As a landscape architect, researcher and lecturer at the Urban Ecology & Ecocities Lab at TU Delft, Nico works daily on integrating biodiversity into landscape and water solutions. During Waterproof 2024, he and his colleague Rosa de Wolf held a deep dive session on incorporating biodiversity in addressing water challenges. Below, he explains how the water sector can embrace this important component for water solutions.

Nico Tillie – Photo by Peter Venema.

The Importance of biodiversity

Our water quality, coastal defences and groundwater levels, among other things, depend on ecosystems, which can only provide their services if there is sufficient biodiversity,’ explains Nico. Yet, when solving water problems, vegetation and biodiversity are often overlooked in the water cycle.
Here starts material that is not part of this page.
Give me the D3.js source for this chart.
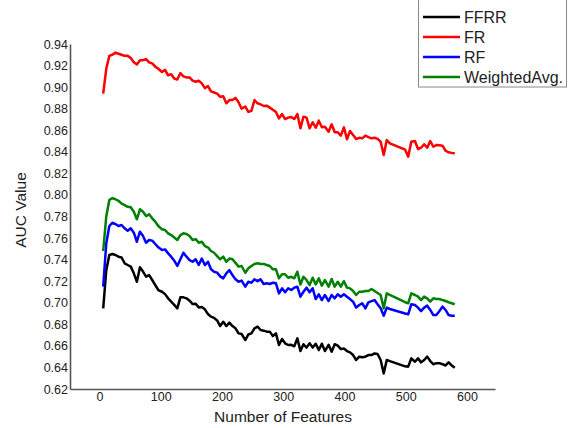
<!DOCTYPE html>
<html>
<head>
<meta charset="utf-8">
<script src="https://cdn.jsdelivr.net/npm/d3@7"></script>
<style>
    body { margin: 0; background: #fff; }
    svg text { font-family: "Liberation Sans", Arial, sans-serif; }
</style>
</head>
<body>
<div id="chart"></div>
<script>
// x values (number of features); gap between ~475 and ~500
const features = [6, 11, 16, 21, 26, 31, 36, 41, 46, 51, 56, 61, 66, 71, 76, 81, 86, 91, 96,
    102, 107, 112, 117, 122, 127, 132, 137, 142, 147, 152, 157, 162, 167, 172, 177, 182, 187, 192, 197, 202, 207, 212, 217, 222, 227, 232,
    238, 243, 248, 253, 258, 263, 268, 273, 278, 283, 288, 293, 298, 303, 308, 313, 318, 323, 328, 333, 338, 343, 348, 353, 358, 363, 368,
    374, 379, 384, 389, 394, 399, 404, 409, 414, 419, 424, 429, 434, 439, 444, 449, 454, 459, 464, 469, 474,
    499, 504, 509, 515, 520, 525, 530, 535, 540, 545, 550, 555, 560, 565, 570, 575, 580];

const ffrr = [0.6948, 0.730, 0.7443, 0.7452, 0.7443, 0.7427, 0.742, 0.7366, 0.735, 0.7335,
    0.7273, 0.7195, 0.7329, 0.7289, 0.7242, 0.7257, 0.7211, 0.7164, 0.7118, 0.7102,
    0.708, 0.7041, 0.701, 0.698, 0.6948, 0.705, 0.705, 0.7041, 0.7019, 0.6988,
    0.699, 0.6957, 0.696, 0.6939, 0.6895, 0.6871, 0.686, 0.6836, 0.6784, 0.6824,
    0.6784, 0.6815, 0.6784, 0.6763, 0.6716, 0.671, 0.6654, 0.6706, 0.6716, 0.6763,
    0.6778, 0.6747, 0.6741, 0.6732, 0.6732, 0.6691, 0.6716, 0.6608, 0.6664, 0.6624,
    0.6608, 0.661, 0.6596, 0.667, 0.6552, 0.6615, 0.6584, 0.6624, 0.6584, 0.662,
    0.6561, 0.662, 0.6552, 0.661, 0.6546, 0.6615, 0.6602, 0.657, 0.6575, 0.6552,
    0.654, 0.6515, 0.6469, 0.65, 0.6495, 0.65, 0.6515, 0.6515, 0.653, 0.6525,
    0.6469, 0.6345, 0.6469, 0.6459,
    0.641, 0.6407, 0.6484, 0.6453, 0.6484, 0.6447, 0.6469, 0.65, 0.6459, 0.643, 0.644, 0.644, 0.643, 0.6418, 0.6447, 0.6418, 0.6397];

const fr = [0.894, 0.917, 0.929, 0.930, 0.932, 0.931, 0.930, 0.929, 0.929, 0.927,
    0.923, 0.921, 0.925, 0.925, 0.926, 0.923, 0.922, 0.919, 0.917, 0.914,
    0.916, 0.911, 0.912, 0.908, 0.907, 0.913, 0.910, 0.909, 0.909, 0.906,
    0.905, 0.906, 0.9035, 0.899, 0.901, 0.896, 0.895, 0.894, 0.891, 0.8915,
    0.885, 0.888, 0.888, 0.890, 0.886, 0.880, 0.882, 0.877, 0.878, 0.888,
    0.885, 0.884, 0.8825, 0.8828, 0.881, 0.879, 0.877, 0.871, 0.875, 0.8704,
    0.8717, 0.8723, 0.8704, 0.875, 0.8618, 0.8726, 0.8717, 0.8618, 0.8674, 0.8624,
    0.8689, 0.8627, 0.8633, 0.8586, 0.8655, 0.8581, 0.8581, 0.855, 0.8627, 0.8516,
    0.8593, 0.8556, 0.8519, 0.853, 0.8525, 0.855, 0.8537, 0.8525, 0.853, 0.852,
    0.8494, 0.837, 0.8509, 0.8479,
    0.842, 0.8355, 0.8494, 0.850, 0.8426, 0.8438, 0.847, 0.8438, 0.850, 0.8447, 0.8463, 0.846, 0.8457, 0.841, 0.8395, 0.839, 0.8386];

const rf = [0.7149, 0.755, 0.7712, 0.7742, 0.773, 0.7712, 0.7721, 0.769, 0.7668, 0.769,
    0.765, 0.7566, 0.7659, 0.7619, 0.7557, 0.7582, 0.7576, 0.7545, 0.7514, 0.7489,
    0.7495, 0.7458, 0.7427, 0.739, 0.7341, 0.7403, 0.7464, 0.7427, 0.7396, 0.738,
    0.7403, 0.735, 0.741, 0.735, 0.738, 0.731, 0.7288, 0.7279, 0.7245, 0.7226,
    0.7273, 0.7303, 0.7257, 0.7217, 0.7195, 0.7205, 0.7149, 0.7195, 0.7186, 0.7217,
    0.72, 0.7217, 0.7174, 0.718, 0.7174, 0.7186, 0.718, 0.7087, 0.7134, 0.7097,
    0.7134, 0.7118, 0.714, 0.7149, 0.7056, 0.7102, 0.714, 0.7097, 0.7134, 0.7034,
    0.7078, 0.7025, 0.7072, 0.7016, 0.7072, 0.7041, 0.7078, 0.7056, 0.7078, 0.7056,
    0.7034, 0.701, 0.6955, 0.6979, 0.6995, 0.6948, 0.7004, 0.7015, 0.7025, 0.6986,
    0.6948, 0.688, 0.6955, 0.6942,
    0.690, 0.6893, 0.6986, 0.6979, 0.6955, 0.6923, 0.6955, 0.6973, 0.6933, 0.6886, 0.6886, 0.6923, 0.6964, 0.6933, 0.6886, 0.688, 0.688];

const weightedAvg = [0.748, 0.780, 0.7953, 0.797, 0.796, 0.7946, 0.792, 0.7906, 0.789, 0.7885,
    0.7844, 0.7774, 0.7867, 0.7844, 0.7804, 0.782, 0.7783, 0.7752, 0.7712, 0.7681,
    0.7675, 0.7644, 0.7628, 0.7605, 0.7582, 0.7628, 0.7644, 0.7638, 0.7619, 0.7582,
    0.759, 0.7557, 0.7566, 0.7526, 0.7514, 0.748, 0.7464, 0.7433, 0.7403, 0.7428,
    0.738, 0.741, 0.7403, 0.737, 0.7335, 0.7341, 0.7278, 0.732, 0.7341, 0.736,
    0.7366, 0.736, 0.736, 0.735, 0.7341, 0.731, 0.731, 0.7227, 0.7264, 0.7264,
    0.7232, 0.7241, 0.7227, 0.7288, 0.717, 0.7241, 0.7211, 0.7164, 0.7232, 0.717,
    0.7227, 0.7158, 0.7211, 0.7149, 0.722, 0.7149, 0.7195, 0.7149, 0.72, 0.714,
    0.7133, 0.7109, 0.7072, 0.7102, 0.7102, 0.7109, 0.7109, 0.7127, 0.7109, 0.709,
    0.7072, 0.6948, 0.7087, 0.7072,
    0.7005, 0.6995, 0.7087, 0.7072, 0.7057, 0.7025, 0.7057, 0.7041, 0.701, 0.7041, 0.7035, 0.7035, 0.7025, 0.7016, 0.7005, 0.6995, 0.6986];

const seriesNames = ['FFRR', 'FR', 'RF', 'WeightedAvg.'];
const seriesColors = ['#000000', '#ff0000', '#0000ff', '#008000'];
const seriesValues = [ffrr, fr, rf, weightedAvg];

const xTicks = [0, 100, 200, 300, 400, 500, 600];
const yTicks = [0.62, 0.64, 0.66, 0.68, 0.70, 0.72, 0.74, 0.76, 0.78, 0.80, 0.82, 0.84, 0.86, 0.88, 0.90, 0.92, 0.94];

const width = 574, height = 428;

const svg = d3.select('#chart')
    .append('svg')
    .attr('width', width)
    .attr('height', height);

const x = d3.scaleLinear()
    .domain([-48.2, 645.7])
    .range([70, 495]);

const y = d3.scaleLinear()
    .domain([0.62, 0.94])
    .range([389, 44]);

// axes
const xAxis = svg.append('g')
    .attr('transform', `translate(0,${y(0.62)})`)
    .call(d3.axisBottom(x).tickValues(xTicks).tickSize(0).tickPadding(3).tickFormat(d3.format('d')));

const yAxis = svg.append('g')
    .attr('transform', `translate(${x.range()[0]},0)`)
    .call(d3.axisLeft(y).tickValues(yTicks).tickSize(0).tickPadding(2).tickFormat(d3.format('.2f')));

[xAxis, yAxis].forEach(g => {
    g.select('.domain').attr('stroke', '#555').attr('stroke-width', 1.6);
    g.selectAll('text')
        .attr('fill', '#222')
        .style('font-size', '12.5px');
});

// axis titles
svg.append('text')
    .attr('x', 283)
    .attr('y', 422)
    .attr('text-anchor', 'middle')
    .attr('fill', '#222')
    .style('font-size', '15.5px')
    .text('Number of Features');

svg.append('text')
    .attr('transform', 'translate(26,210) rotate(-90)')
    .attr('text-anchor', 'middle')
    .attr('fill', '#222')
    .style('font-size', '15.5px')
    .text('AUC Value');

// lines
const line = d3.line()
    .x((d, i) => x(features[i]))
    .y(d => y(d));

svg.append('g')
    .selectAll('path')
    .data(seriesValues)
    .join('path')
    .attr('d', line)
    .attr('fill', 'none')
    .attr('stroke', (d, i) => seriesColors[i])
    .attr('stroke-width', 2.5)
    .attr('stroke-linejoin', 'round');

// legend
const legend = svg.append('g').attr('transform', 'translate(418,0)');

legend.append('rect')
    .attr('x', 0.5)
    .attr('y', -1)
    .attr('width', 148)
    .attr('height', 88)
    .attr('fill', '#fff')
    .attr('stroke', '#888');

const rows = legend.selectAll('g.row')
    .data(seriesNames)
    .join('g')
    .attr('class', 'row')
    .attr('transform', (d, i) => `translate(0,${17 + i * 20})`);

rows.append('line')
    .attr('x1', 5)
    .attr('x2', 42)
    .attr('stroke', (d, i) => seriesColors[i])
    .attr('stroke-width', 2.5);

rows.append('text')
    .attr('x', 46)
    .attr('dy', '0.36em')
    .attr('fill', '#222')
    .style('font-size', '16px')
    .text(d => d);
</script>
</body>
</html>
Nico: ‘It is crucial that biodiversity forms a clear part of the approach when addressing water-related challenges; both for civil engineering and Nature-based Solutions.’

‘The water-biodiversity nexus has implications not only for water issues but also for food, CO2, and other climate-related issues,’ Nico adds. ‘By approaching water challenges more broadly and integrating biodiversity into the water cycle, the benefits become of all these interfaces become more apparent.’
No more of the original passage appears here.